Since 1980, Professor Alfred Finch has been researching sports biomechanics at Indiana State University’s Physical Education Department in Terre Haute. Finch evaluates sports equipment and helps individual athletes hone their performance based on analyses using 3D modeling and other technologies.

Two years ago, for example, he used three cameras to record every free throw taken by the women’s basketball team during the regular season. “After 300 free throws, I could tell when an athlete was going to miss — even before they shot it — because of the movement pattern that created the miss,” he says.

Finch uses a variety of tools and equipment to analyze performance. In the lab he has a device that measures the force applied by an athlete’s foot in 3D, 2,000 times a second. The platform can connect to any notebook through an analog/digital board. He displays the results on 32-inch, high-definition televisions that take the place of monitors. He also has a projection system with a 20-inch screen, and a 77-inch smart board he can use to control his computer and create drawings. He can also tap a wireless setup to stream video feeds from cameras on the track for instant analysis.

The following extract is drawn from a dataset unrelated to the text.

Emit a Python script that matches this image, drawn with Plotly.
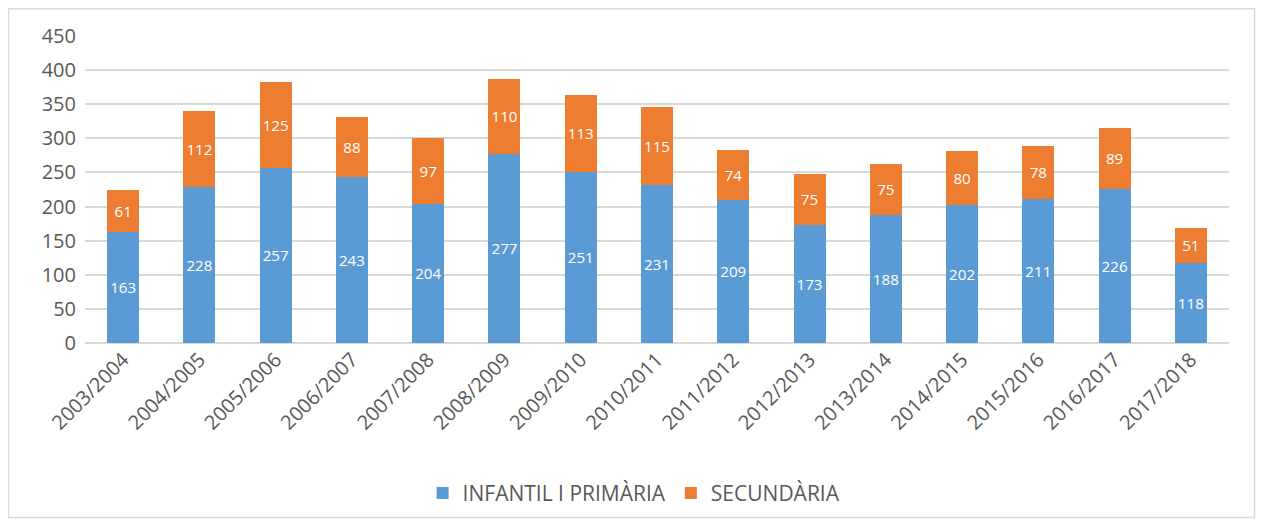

Out on the field, Finch uses multiple camera setups to capture practices or sporting events, recording at up to 240 frames per second. His notebook, loaded with about $25,000 worth of imaging software, takes the feeds from the different cameras and creates 3D images for study.

Game Day Deja Vu

More than 5 million people play Electronic Arts’ Madden NFL ’08 video game, but most don’t use it to exercise more than their thumbs. Louisiana State University in Baton Rouge, however, is harnessing the game’s underlying software as an integral part of its quarterback training program. LSU uses XOS Technologies’ football-coaching suite, which is based on Madden NFL. It isn’t the same video game you would use on your PlayStation or Wii device. This version incorporates the team’s own playbook, making the electronic players on the video screen a virtual version of the LSU Tigers. Play simulations can run on a notebook, or the quarterback can wear a head-mounted display and physically participate in virtual play.

In addition to the simulator, the suite includes scouting and recruiting software, play drafting, video editing, game analysis and reporting modules. Coaches have two computers on their desks — one connects to the campus network for e-mail and Internet access, the other for the school’s private video network.

LSU has the software set up on a private network, with 30 terabytes of storage for video. The team records all their practices, then removes the hard drives from the cameras and replicates them onto the server. Coaches can review the practice as soon as they walk off the field. In the conference room, coaches can display the drawing of a play, and then follow it up with a video shot of the play in action so the players can easily make the connection between the drawing and how it is carried out on the field.